Opinion

L'odeur de l'été

le mercredi 20 juillet 2016
Modifié à 0 h 00 min le 20 juillet 2016
Par Hélène Gingras

hgingras@gravitemedia.com

Voici le billet du 20 juillet d'Hélène Gingras.

J'ai réalisé seulement récemment pourquoi j'aimais tant le camping. Parce que je ne le pratique plus vraiment. Ça se résume à peu de choses: dormir dans la nature pour humer l'air frais à pleins poumons. J'adore me coucher et me réveiller avec l'odeur du sapin ou de l'épinette. Et même rêver en respirant ces effluves enivrants. Celle de l'arôme des arbres. Des fleurs. Et je ne sais quoi encore. 

Tel un chien, mon nez est sur-stimulé. Je n'en finis plus de prendre des grandes respirations. Inlassablement.

Invariablement, les parfums sont plus forts après la rosée, le soir ou à l'aube. De même qu'après la pluie. Tout est amplifié. Bonifié.

À chaque bouffée, j'essaie de mémoriser l'odeur. D'enfermer 1000 épinettes et autant d’autres parfums subtils dans mon nez. En vain. 

Je plains ma petite nièce (mon p'tit chat) qui ne sent rien… 

Au fur et à mesure que je quitte la ville pour me rendre en Estrie, je me fais prendre au jeu. Parce que j’ai oublié. Puis, je suis happée soudainement par l'odeur de la nature. Immanquablement. Il suffit que les fenêtres de la voiture soient ouvertes pour que je que je succombe. 

Pour en tirer le maximum de plaisir, il faut généralement délaisser l'autoroute 10. Et emprunter des routes un peu plus tranquilles. Sinueuses. Qui passent par un cours d'eau. Près d'une montagne. D'un champ de fleurs. 

Parfois, l’odeur enivrante ne dure qu’une fraction d’une seconde. Je dois revenir sur mes pas pour prendre une deuxième respiration. Tant l’effluve se répand à un endroit précis seulement.

Inévitablement, je pense au Labrador décédé de ma sœur.

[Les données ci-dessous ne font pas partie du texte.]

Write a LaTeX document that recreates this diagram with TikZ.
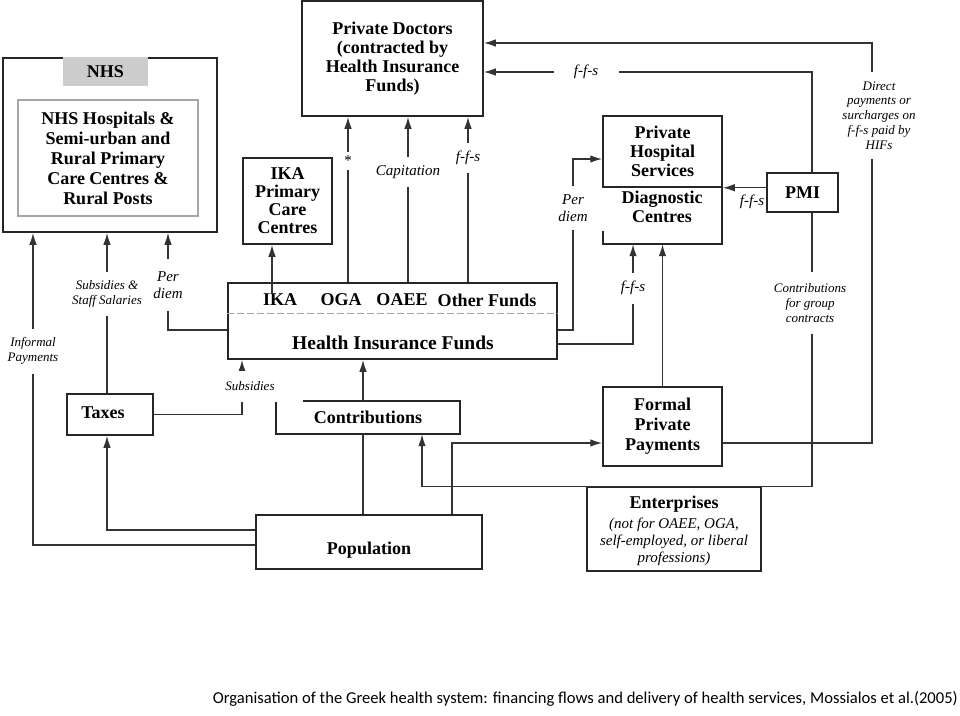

Qui hurlait d'impatience lorsqu'elle allait le mener en pension à Saint-Bernard-de-Lacolle. Étendu calmement sur le siège arrière pendant la première partie du trajet, il se mettait à s'énerver à quelques kilomètres de la sortie 6. Parce que sa truffe se mettait à sentir des odeurs. À lui rappeler des souvenirs.

Chopin se faisait suppliant à mesure qu'elle approchait de la pension. Et devenait insupportable dans la voiture. Tant il pleurait en s’agitant dans tous les sens. Impossible de le retenir dans ces moments-là.

Si je me réincarne dans une autre vie, j’imagine facilement que je pourrais être un chien.